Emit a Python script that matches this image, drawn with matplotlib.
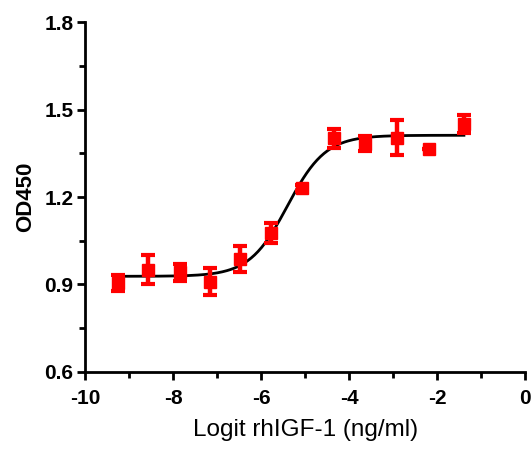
import matplotlib
matplotlib.use("Agg")
import matplotlib.pyplot as plt
import numpy as np
from matplotlib.ticker import MultipleLocator, FormatStrFormatter

plt.rcParams['font.family'] = ['Liberation Sans', 'DejaVu Sans']
plt.rcParams['axes.unicode_minus'] = False

# data
log_conc = [-9.25, -8.57, -7.84, -7.16, -6.48, -5.77, -5.07, -4.35, -3.64, -2.92, -2.18, -1.39]
od450 = [0.905, 0.950, 0.942, 0.910, 0.988, 1.076, 1.231, 1.402, 1.383, 1.403, 1.364, 1.450]
od_err = [0.028, 0.050, 0.030, 0.047, 0.045, 0.034, 0.010, 0.032, 0.025, 0.060, 0.000, 0.030]

# 4PL fit parameters
bottom, top, log_ec50, hill = 0.928, 1.412, -5.40, 1.0

fig = plt.figure(figsize=(5.32, 4.53), dpi=100)
ax = fig.add_axes([0.16, 0.179, 0.827, 0.772])

xfit = np.linspace(min(log_conc), max(log_conc), 300)
yfit = bottom + (top - bottom) / (1 + 10 ** ((log_ec50 - xfit) * hill))
ax.plot(xfit, yfit, color='black', lw=2, zorder=2)

ax.errorbar(log_conc, od450, yerr=od_err, fmt='s', color='#ff0000', ms=9,
            ecolor='#ff0000', elinewidth=3.2, capsize=5, capthick=3, zorder=3)

ax.set_xlim(-10, 0)
ax.set_ylim(0.6, 1.8)
ax.xaxis.set_major_locator(MultipleLocator(2))
ax.xaxis.set_minor_locator(MultipleLocator(1))
ax.yaxis.set_major_locator(MultipleLocator(0.3))
ax.yaxis.set_minor_locator(MultipleLocator(0.15))
ax.yaxis.set_major_formatter(FormatStrFormatter('%.1f'))

for s in ['top', 'right']:
    ax.spines[s].set_visible(False)
for s in ['left', 'bottom']:
    ax.spines[s].set_linewidth(2)
ax.tick_params(which='major', length=5.5, width=2, labelsize=15)
ax.tick_params(which='minor', length=4, width=2)
ax.tick_params(axis='x', which='major', pad=7)
ax.tick_params(axis='y', which='major', pad=3)
for lab in ax.get_xticklabels() + ax.get_yticklabels():
    lab.set_fontweight('bold')

ax.set_xlabel("Logit rhIGF-1 (ng/ml)", fontsize=17.5, labelpad=8)
ax.set_ylabel("OD450", fontsize=16, fontweight='bold', labelpad=6)

fig.savefig("out.png", dpi=100)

■ **GOAL OF THE EXERCISE**
Restate the data word for word from its first line through the line with "ax.yaxis.set_major_formatter(FormatStrFormatter('%.1f'))", leaving out any picture along the way.

■ **SOLUTION FOR THIS PROBLEM**
Emit a Python script that matches this image, drawn with matplotlib.
import matplotlib
matplotlib.use("Agg")
import matplotlib.pyplot as plt
import numpy as np
from matplotlib.ticker import MultipleLocator, FormatStrFormatter

plt.rcParams['font.family'] = ['Liberation Sans', 'DejaVu Sans']
plt.rcParams['axes.unicode_minus'] = False

# data
log_conc = [-9.25, -8.57, -7.84, -7.16, -6.48, -5.77, -5.07, -4.35, -3.64, -2.92, -2.18, -1.39]
od450 = [0.905, 0.950, 0.942, 0.910, 0.988, 1.076, 1.231, 1.402, 1.383, 1.403, 1.364, 1.450]
od_err = [0.028, 0.050, 0.030, 0.047, 0.045, 0.034, 0.010, 0.032, 0.025, 0.060, 0.000, 0.030]

# 4PL fit parameters
bottom, top, log_ec50, hill = 0.928, 1.412, -5.40, 1.0

fig = plt.figure(figsize=(5.32, 4.53), dpi=100)
ax = fig.add_axes([0.16, 0.179, 0.827, 0.772])

xfit = np.linspace(min(log_conc), max(log_conc), 300)
yfit = bottom + (top - bottom) / (1 + 10 ** ((log_ec50 - xfit) * hill))
ax.plot(xfit, yfit, color='black', lw=2, zorder=2)

ax.errorbar(log_conc, od450, yerr=od_err, fmt='s', color='#ff0000', ms=9,
            ecolor='#ff0000', elinewidth=3.2, capsize=5, capthick=3, zorder=3)

ax.set_xlim(-10, 0)
ax.set_ylim(0.6, 1.8)
ax.xaxis.set_major_locator(MultipleLocator(2))
ax.xaxis.set_minor_locator(MultipleLocator(1))
ax.yaxis.set_major_locator(MultipleLocator(0.3))
ax.yaxis.set_minor_locator(MultipleLocator(0.15))
ax.yaxis.set_major_formatter(FormatStrFormatter('%.1f'))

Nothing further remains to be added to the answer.